• _Aim_:
Using the data below, return word for word every line from the one holding "Convert this chart to matplotlib code." down to the one holding "marker='o', ms=6, mfc='none', mec='#ff0000', mew=2.2)". Leave pictures out.
begin Source records
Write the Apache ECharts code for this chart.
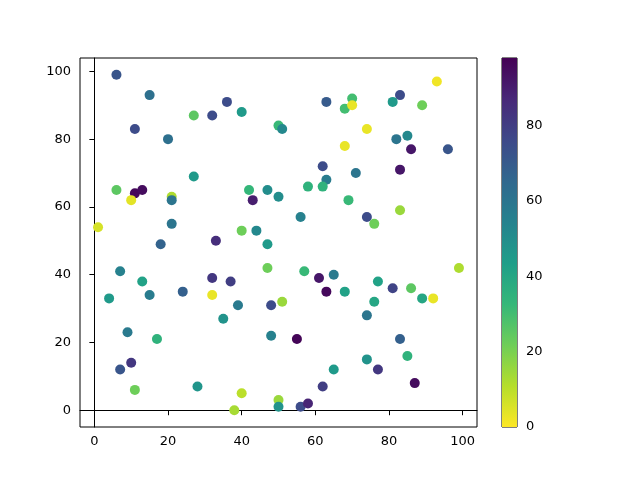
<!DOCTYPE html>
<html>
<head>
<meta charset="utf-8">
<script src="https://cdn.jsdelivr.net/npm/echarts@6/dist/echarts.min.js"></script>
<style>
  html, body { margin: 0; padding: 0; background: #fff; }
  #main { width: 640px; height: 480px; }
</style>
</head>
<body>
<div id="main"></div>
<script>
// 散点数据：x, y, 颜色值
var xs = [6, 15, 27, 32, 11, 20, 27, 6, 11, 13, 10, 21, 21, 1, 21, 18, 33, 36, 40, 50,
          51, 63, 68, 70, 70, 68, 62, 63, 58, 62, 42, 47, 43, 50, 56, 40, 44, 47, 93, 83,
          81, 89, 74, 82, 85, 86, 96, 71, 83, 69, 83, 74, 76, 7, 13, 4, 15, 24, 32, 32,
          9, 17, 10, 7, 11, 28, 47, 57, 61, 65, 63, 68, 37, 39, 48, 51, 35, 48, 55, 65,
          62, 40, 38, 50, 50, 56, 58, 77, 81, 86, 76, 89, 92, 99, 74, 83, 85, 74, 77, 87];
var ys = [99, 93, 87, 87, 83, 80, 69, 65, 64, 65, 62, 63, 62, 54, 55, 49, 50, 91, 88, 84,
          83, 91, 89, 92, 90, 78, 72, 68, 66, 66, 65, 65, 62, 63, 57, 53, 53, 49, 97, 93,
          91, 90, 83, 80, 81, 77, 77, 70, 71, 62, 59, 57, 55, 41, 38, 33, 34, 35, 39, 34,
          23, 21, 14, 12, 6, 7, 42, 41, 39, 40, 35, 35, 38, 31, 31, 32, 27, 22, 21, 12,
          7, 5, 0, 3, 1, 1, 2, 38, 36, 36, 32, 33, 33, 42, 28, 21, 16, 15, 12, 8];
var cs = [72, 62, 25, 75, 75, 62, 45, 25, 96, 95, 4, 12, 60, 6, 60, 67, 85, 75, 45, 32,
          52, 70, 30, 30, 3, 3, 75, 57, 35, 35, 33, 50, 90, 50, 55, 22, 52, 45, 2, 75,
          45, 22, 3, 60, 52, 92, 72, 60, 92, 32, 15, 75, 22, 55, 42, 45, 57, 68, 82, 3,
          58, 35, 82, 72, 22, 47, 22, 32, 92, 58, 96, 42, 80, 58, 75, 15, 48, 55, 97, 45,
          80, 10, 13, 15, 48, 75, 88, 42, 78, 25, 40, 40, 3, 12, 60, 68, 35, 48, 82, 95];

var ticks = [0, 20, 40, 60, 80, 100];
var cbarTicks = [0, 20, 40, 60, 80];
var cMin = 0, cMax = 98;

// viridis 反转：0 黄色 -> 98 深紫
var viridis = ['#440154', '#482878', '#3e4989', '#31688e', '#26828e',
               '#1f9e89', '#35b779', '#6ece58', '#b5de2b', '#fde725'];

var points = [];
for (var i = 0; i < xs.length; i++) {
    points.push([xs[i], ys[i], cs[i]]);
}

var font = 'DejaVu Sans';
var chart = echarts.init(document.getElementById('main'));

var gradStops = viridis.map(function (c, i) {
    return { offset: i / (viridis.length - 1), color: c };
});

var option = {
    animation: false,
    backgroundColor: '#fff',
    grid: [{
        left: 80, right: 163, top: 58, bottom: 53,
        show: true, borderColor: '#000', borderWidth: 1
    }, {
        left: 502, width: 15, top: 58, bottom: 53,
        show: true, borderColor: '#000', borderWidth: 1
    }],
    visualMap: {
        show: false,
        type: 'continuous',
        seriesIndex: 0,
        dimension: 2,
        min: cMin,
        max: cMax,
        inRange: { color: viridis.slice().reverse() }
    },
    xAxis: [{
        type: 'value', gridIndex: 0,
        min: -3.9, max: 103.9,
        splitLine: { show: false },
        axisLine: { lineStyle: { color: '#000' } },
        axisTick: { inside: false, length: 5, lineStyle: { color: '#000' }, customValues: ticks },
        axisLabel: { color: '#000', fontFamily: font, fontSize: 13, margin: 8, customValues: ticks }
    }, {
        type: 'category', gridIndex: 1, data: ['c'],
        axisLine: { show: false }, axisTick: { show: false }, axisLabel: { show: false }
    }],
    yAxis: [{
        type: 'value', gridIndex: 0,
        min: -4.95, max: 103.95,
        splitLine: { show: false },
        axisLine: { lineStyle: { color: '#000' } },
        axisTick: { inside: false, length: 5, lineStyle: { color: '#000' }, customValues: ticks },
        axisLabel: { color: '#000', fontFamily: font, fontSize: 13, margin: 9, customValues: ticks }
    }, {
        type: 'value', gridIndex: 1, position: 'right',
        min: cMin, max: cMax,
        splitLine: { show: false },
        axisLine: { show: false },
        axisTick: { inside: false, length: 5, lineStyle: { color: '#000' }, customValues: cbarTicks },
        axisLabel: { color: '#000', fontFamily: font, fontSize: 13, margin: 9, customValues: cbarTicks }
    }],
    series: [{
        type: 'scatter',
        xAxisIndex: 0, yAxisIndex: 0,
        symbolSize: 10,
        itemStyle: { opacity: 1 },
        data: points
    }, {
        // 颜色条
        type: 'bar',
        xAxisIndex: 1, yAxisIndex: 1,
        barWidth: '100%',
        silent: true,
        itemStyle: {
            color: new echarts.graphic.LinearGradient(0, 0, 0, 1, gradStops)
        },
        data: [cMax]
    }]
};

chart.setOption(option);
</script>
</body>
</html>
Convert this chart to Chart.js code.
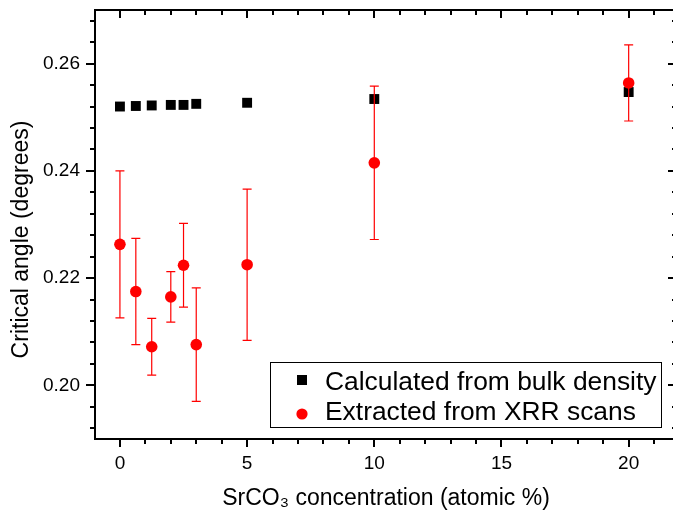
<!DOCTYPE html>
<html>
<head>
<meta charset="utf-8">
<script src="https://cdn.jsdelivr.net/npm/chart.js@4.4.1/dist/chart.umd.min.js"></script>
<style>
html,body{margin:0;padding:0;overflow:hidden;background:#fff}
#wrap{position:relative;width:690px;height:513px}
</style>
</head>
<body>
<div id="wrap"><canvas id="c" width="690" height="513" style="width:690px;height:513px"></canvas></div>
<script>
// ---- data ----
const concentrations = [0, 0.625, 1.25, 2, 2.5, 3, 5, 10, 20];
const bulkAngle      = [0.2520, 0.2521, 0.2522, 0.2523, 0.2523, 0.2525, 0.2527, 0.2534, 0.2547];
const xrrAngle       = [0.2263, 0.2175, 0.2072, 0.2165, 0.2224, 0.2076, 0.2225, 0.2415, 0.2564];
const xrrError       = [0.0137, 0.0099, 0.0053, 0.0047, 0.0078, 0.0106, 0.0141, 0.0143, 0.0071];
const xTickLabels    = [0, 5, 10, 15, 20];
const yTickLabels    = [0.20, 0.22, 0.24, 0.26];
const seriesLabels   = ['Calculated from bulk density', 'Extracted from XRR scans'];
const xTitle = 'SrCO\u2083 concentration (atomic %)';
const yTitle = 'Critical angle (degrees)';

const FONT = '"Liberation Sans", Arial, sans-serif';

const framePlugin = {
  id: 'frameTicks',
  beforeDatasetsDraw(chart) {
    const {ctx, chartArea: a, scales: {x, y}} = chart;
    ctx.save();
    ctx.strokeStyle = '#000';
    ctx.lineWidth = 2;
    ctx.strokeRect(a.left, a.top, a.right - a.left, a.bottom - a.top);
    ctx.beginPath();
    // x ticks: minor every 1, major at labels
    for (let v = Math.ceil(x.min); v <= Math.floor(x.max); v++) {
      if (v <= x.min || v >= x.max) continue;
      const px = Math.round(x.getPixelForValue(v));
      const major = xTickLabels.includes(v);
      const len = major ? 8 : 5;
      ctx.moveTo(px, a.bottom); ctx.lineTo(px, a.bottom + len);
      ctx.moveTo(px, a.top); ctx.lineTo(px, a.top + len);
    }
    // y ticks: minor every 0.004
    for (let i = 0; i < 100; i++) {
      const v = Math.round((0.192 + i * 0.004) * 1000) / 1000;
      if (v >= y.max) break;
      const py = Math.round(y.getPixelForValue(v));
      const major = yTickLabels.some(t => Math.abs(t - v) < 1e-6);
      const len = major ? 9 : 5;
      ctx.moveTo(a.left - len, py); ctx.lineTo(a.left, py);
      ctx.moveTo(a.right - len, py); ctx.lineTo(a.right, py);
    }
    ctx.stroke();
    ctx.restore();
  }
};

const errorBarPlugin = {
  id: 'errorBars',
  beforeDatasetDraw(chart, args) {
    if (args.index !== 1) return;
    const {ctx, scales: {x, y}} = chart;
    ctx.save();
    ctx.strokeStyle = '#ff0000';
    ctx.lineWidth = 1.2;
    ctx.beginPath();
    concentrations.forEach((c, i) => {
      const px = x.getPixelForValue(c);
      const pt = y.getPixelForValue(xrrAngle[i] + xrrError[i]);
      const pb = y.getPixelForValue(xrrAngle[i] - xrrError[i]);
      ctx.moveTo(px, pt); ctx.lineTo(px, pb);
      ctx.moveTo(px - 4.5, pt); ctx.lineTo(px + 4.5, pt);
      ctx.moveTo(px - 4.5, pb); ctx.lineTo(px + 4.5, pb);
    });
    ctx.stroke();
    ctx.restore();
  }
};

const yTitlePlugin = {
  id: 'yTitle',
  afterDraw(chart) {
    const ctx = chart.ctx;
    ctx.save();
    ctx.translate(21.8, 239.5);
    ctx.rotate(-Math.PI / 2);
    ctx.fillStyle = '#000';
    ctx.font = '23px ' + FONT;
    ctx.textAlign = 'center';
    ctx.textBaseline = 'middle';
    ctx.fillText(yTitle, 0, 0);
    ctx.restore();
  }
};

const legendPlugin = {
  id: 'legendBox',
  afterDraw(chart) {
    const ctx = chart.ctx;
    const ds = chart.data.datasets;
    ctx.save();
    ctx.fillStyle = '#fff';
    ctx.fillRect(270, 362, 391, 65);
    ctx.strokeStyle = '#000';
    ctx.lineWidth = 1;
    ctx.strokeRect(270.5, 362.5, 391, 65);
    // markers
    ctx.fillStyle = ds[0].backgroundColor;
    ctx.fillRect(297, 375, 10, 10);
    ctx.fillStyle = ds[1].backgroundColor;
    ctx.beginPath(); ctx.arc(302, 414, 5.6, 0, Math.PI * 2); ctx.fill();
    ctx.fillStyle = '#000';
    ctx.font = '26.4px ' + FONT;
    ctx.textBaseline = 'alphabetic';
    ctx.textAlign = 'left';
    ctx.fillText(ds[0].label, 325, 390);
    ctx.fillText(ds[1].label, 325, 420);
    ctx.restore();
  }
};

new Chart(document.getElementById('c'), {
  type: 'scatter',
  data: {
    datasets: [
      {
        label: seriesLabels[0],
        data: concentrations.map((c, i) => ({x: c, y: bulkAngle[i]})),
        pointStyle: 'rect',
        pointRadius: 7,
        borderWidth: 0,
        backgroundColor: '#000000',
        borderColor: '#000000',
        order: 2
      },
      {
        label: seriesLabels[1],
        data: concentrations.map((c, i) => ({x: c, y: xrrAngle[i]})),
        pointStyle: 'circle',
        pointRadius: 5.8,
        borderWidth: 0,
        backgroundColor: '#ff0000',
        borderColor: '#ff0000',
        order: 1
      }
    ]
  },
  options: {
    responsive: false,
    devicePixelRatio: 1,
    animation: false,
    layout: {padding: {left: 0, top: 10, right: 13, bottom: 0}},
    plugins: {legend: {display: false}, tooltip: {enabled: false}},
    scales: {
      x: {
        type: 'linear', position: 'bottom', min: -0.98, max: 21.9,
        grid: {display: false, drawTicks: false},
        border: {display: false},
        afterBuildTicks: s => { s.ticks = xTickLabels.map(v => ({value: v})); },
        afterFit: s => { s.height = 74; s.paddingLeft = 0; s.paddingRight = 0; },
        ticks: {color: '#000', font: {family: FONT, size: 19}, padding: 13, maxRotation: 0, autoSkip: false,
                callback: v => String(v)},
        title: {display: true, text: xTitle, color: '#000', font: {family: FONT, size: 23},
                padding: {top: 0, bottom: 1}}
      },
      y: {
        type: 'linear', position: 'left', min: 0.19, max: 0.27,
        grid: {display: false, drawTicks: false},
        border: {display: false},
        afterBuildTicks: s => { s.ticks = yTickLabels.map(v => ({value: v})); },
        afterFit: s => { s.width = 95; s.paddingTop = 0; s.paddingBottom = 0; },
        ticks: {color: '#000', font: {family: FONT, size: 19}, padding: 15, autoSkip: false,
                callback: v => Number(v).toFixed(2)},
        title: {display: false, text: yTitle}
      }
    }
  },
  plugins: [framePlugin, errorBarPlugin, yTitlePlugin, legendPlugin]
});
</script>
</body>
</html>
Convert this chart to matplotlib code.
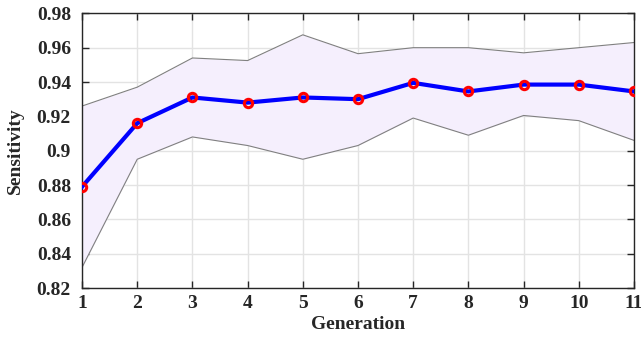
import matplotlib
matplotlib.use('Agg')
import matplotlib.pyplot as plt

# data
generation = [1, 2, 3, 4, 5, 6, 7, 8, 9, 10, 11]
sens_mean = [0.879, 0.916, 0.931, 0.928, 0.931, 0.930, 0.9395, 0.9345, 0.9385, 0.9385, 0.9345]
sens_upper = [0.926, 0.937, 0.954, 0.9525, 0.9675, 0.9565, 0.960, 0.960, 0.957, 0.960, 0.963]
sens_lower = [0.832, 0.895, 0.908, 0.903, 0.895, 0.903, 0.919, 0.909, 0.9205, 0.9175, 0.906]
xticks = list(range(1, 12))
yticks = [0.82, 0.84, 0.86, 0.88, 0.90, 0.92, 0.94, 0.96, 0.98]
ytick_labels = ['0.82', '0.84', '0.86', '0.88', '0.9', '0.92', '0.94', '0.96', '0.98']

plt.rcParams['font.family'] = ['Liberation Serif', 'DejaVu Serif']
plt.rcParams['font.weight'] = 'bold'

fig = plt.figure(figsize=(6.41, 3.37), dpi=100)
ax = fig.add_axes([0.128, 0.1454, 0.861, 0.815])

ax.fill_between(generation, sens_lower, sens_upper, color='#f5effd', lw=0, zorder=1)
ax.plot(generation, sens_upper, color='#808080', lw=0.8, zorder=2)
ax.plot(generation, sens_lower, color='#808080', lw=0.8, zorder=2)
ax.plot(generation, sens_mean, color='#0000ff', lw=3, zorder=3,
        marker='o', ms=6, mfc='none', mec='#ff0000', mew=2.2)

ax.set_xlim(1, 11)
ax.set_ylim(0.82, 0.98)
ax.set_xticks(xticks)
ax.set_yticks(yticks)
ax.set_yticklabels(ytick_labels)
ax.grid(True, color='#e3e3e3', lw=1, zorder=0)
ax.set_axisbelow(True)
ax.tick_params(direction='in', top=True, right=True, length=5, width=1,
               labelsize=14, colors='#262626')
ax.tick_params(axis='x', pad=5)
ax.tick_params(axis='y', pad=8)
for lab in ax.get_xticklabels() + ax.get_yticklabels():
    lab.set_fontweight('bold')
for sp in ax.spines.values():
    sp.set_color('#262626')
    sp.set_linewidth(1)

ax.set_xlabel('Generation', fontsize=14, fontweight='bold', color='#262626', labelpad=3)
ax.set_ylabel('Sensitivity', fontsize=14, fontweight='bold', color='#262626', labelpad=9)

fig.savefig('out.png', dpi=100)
end Source records
• _Completed exercise_:
Convert this chart to matplotlib code.
import matplotlib
matplotlib.use('Agg')
import matplotlib.pyplot as plt

# data
generation = [1, 2, 3, 4, 5, 6, 7, 8, 9, 10, 11]
sens_mean = [0.879, 0.916, 0.931, 0.928, 0.931, 0.930, 0.9395, 0.9345, 0.9385, 0.9385, 0.9345]
sens_upper = [0.926, 0.937, 0.954, 0.9525, 0.9675, 0.9565, 0.960, 0.960, 0.957, 0.960, 0.963]
sens_lower = [0.832, 0.895, 0.908, 0.903, 0.895, 0.903, 0.919, 0.909, 0.9205, 0.9175, 0.906]
xticks = list(range(1, 12))
yticks = [0.82, 0.84, 0.86, 0.88, 0.90, 0.92, 0.94, 0.96, 0.98]
ytick_labels = ['0.82', '0.84', '0.86', '0.88', '0.9', '0.92', '0.94', '0.96', '0.98']

plt.rcParams['font.family'] = ['Liberation Serif', 'DejaVu Serif']
plt.rcParams['font.weight'] = 'bold'

fig = plt.figure(figsize=(6.41, 3.37), dpi=100)
ax = fig.add_axes([0.128, 0.1454, 0.861, 0.815])

ax.fill_between(generation, sens_lower, sens_upper, color='#f5effd', lw=0, zorder=1)
ax.plot(generation, sens_upper, color='#808080', lw=0.8, zorder=2)
ax.plot(generation, sens_lower, color='#808080', lw=0.8, zorder=2)
ax.plot(generation, sens_mean, color='#0000ff', lw=3, zorder=3,
        marker='o', ms=6, mfc='none', mec='#ff0000', mew=2.2)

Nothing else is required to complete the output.